Does anybody recognize the problem with this raison d'etre?  Does the conclusion at the end of the last paragraph sound a little like the description of a commodity market?  Yeah, it kind've does, doesn't it?  Are wireless services a commodity market?  Well, the AT&T iPhone crowd from 2007 didn't seem to think so; nor did the Verizon Droid evangelizers from 2009.  So, let's just say no; wireless is not a commodity market.  Like with cars, people seem to take a certain personal pride in their selected combination of network and handset.  
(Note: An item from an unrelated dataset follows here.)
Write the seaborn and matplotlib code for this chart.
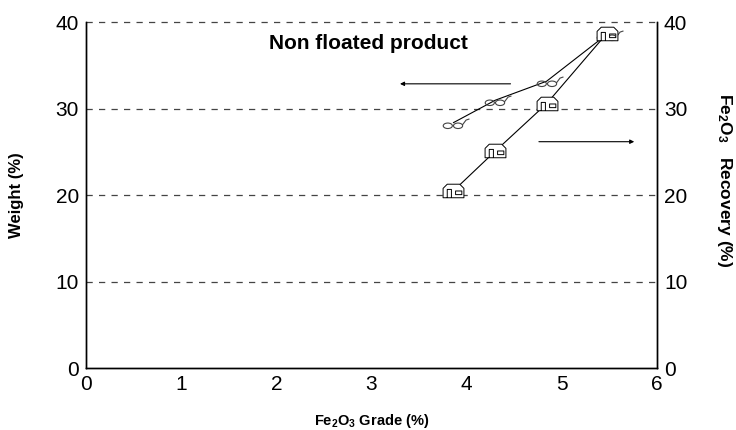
import matplotlib
matplotlib.use("Agg")
import matplotlib.pyplot as plt
from matplotlib.path import Path
import numpy as np
import pandas as pd
import seaborn as sns

# Data
grade = [3.86, 4.30, 4.84, 5.47]          # Fe2O3 grade (%)
weight = [28.4, 31.0, 33.2, 38.6]         # Weight (%)
recovery = [20.5, 25.1, 30.6, 38.7]       # Fe2O3 recovery (%)
yticks = [0, 10, 20, 30, 40]
xticks = [0, 1, 2, 3, 4, 5, 6]

sns.set_theme(style="white")
plt.rcParams['font.family'] = ['Liberation Sans', 'DejaVu Sans']
plt.rcParams['text.color'] = 'black'
plt.rcParams['axes.labelcolor'] = 'black'
plt.rcParams['mathtext.fontset'] = 'custom'
plt.rcParams['mathtext.rm'] = 'Liberation Sans:bold'
plt.rcParams['mathtext.it'] = 'Liberation Sans:bold'
plt.rcParams['mathtext.bf'] = 'Liberation Sans:bold'

df = pd.DataFrame({"grade": grade, "weight": weight, "recovery": recovery})

# custom marker shapes
def glasses_marker():
    circ = Path.circle((0, 0), 0.4)
    l = Path(circ.vertices * [1.0, 0.6] + [-0.5, -0.2], circ.codes)
    r = Path(circ.vertices * [1.0, 0.6] + [0.4, -0.2], circ.codes)
    arm = Path([(0.8, -0.1), (1.1, 0.3), (1.4, 0.4)], [Path.MOVETO, Path.LINETO, Path.LINETO])
    return Path.make_compound_path(l, r, arm)

def mailbox_marker():
    body = Path([(-1, -0.6), (-1, 0.3), (-0.6, 0.7), (0.6, 0.7), (1, 0.3), (1, -0.6), (-1, -0.6)],
                [Path.MOVETO, Path.LINETO, Path.LINETO, Path.LINETO, Path.LINETO, Path.LINETO, Path.CLOSEPOLY])
    door = Path([(-0.6, -0.6), (-0.6, 0.2), (-0.2, 0.2), (-0.2, -0.6)],
                [Path.MOVETO, Path.LINETO, Path.LINETO, Path.LINETO])
    flag = Path([(0.2, -0.3), (0.8, -0.3), (0.8, 0.05), (0.2, 0.05), (0.2, -0.3)],
                [Path.MOVETO, Path.LINETO, Path.LINETO, Path.LINETO, Path.CLOSEPOLY])
    return Path.make_compound_path(body, door, flag)

fig = plt.figure(figsize=(7.36, 4.30), dpi=100)
ax = fig.add_axes([86 / 736, (430 - 368) / 430, (657 - 86) / 736, (368 - 22.5) / 430])

sns.lineplot(data=df, x="grade", y="weight", ax=ax, sort=False, color="black", linewidth=0.8,
             marker=glasses_marker(), markersize=23, markerfacecolor="none",
             markeredgecolor="#444444", markeredgewidth=0.8)
ax2 = ax.twinx()
sns.lineplot(data=df, x="grade", y="recovery", ax=ax2, sort=False, color="black", linewidth=0.8,
             marker=mailbox_marker(), markersize=15, markerfacecolor="white",
             markeredgecolor="black", markeredgewidth=0.7)

for a in (ax, ax2):
    a.set_ylim(0, 40)
    a.set_yticks(yticks)
    a.tick_params(axis="y", labelsize=15, length=0, pad=5, labelcolor="black")
    a.grid(False)
for yv in yticks[1:]:
    ax.axhline(yv, color="#444444", linestyle=(0, (5, 5)), linewidth=0.9, zorder=0, clip_on=False)

ax.set_xlim(0, 6)
ax.set_xticks(xticks)
ax.tick_params(axis="x", labelsize=15, length=0, pad=5, labelcolor="black")

for a in (ax, ax2):
    a.spines["top"].set_visible(False)
    for s in ("left", "right", "bottom"):
        a.spines[s].set_color("black")
        a.spines[s].set_linewidth(1.0)

ax.set_xlabel("Fe$_2$O$_3$ Grade (%)", fontsize=10.5, fontweight="bold")
ax.xaxis.set_label_coords(0.5, -0.128)
ax.set_ylabel("Weight (%)", fontsize=12, fontweight="bold")
ax.yaxis.set_label_coords(-0.108, 0.5)
ax2.set_ylabel("Fe$_2$O$_3$   Recovery (%)", fontsize=12.5, fontweight="bold", rotation=-90, va="center")
ax2.yaxis.set_label_coords(1.118, 0.544)

ax.text(2.97, 37.6, "Non floated product", fontsize=15, fontweight="bold", ha="center", va="center")

ax.annotate("", xy=(3.27, 32.9), xytext=(4.49, 32.9),
            arrowprops=dict(arrowstyle="-|>", color="black", lw=0.8, mutation_scale=6))
ax.annotate("", xy=(5.79, 26.2), xytext=(4.73, 26.2),
            arrowprops=dict(arrowstyle="-|>", color="black", lw=0.8, mutation_scale=6))

fig.savefig("out.png", dpi=100)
Why would anyone expect that differentiated product markets would result in competitors having a roughly equal share of sales?  After all, some people like (and can afford) fancy overpriced compact cars, while others need pimped-out, baller SUVs because . . . that's just how they roll.  So isn't it nice that we have BMWs and Escalades?  Do they have the same market share?  Yeah, probably, but that's beside the point.

The problem with the government's idea of what competition should look like is that it starts from a lot of flawed premises--all of which come from the same flawed premise: consumer preferences don't count.  The relevant geographic market is national, not because this is the way consumers actually purchase wireless service, but because this is the way the government likes to look at it.

To the government, market shares are only unequal because firms have unequal amounts of low frequency spectrum, and not the other way around.  They don't seem to understand that AT&T and Verizon have customers that, for the most part, have chosen not to buy service from at least 3 other firms.  Now that's competition.  

Why doesn't the government just reconcile itself to the reality of consumer driven competition and "wreckanize" that the consequences of choice can produce distinct winners and losers?  Yogi Berra told us a long time ago:  "If the people don't want to come out to the ballpark, nobody's going to stop them."  Why do the DoJ and the FCC keep trying?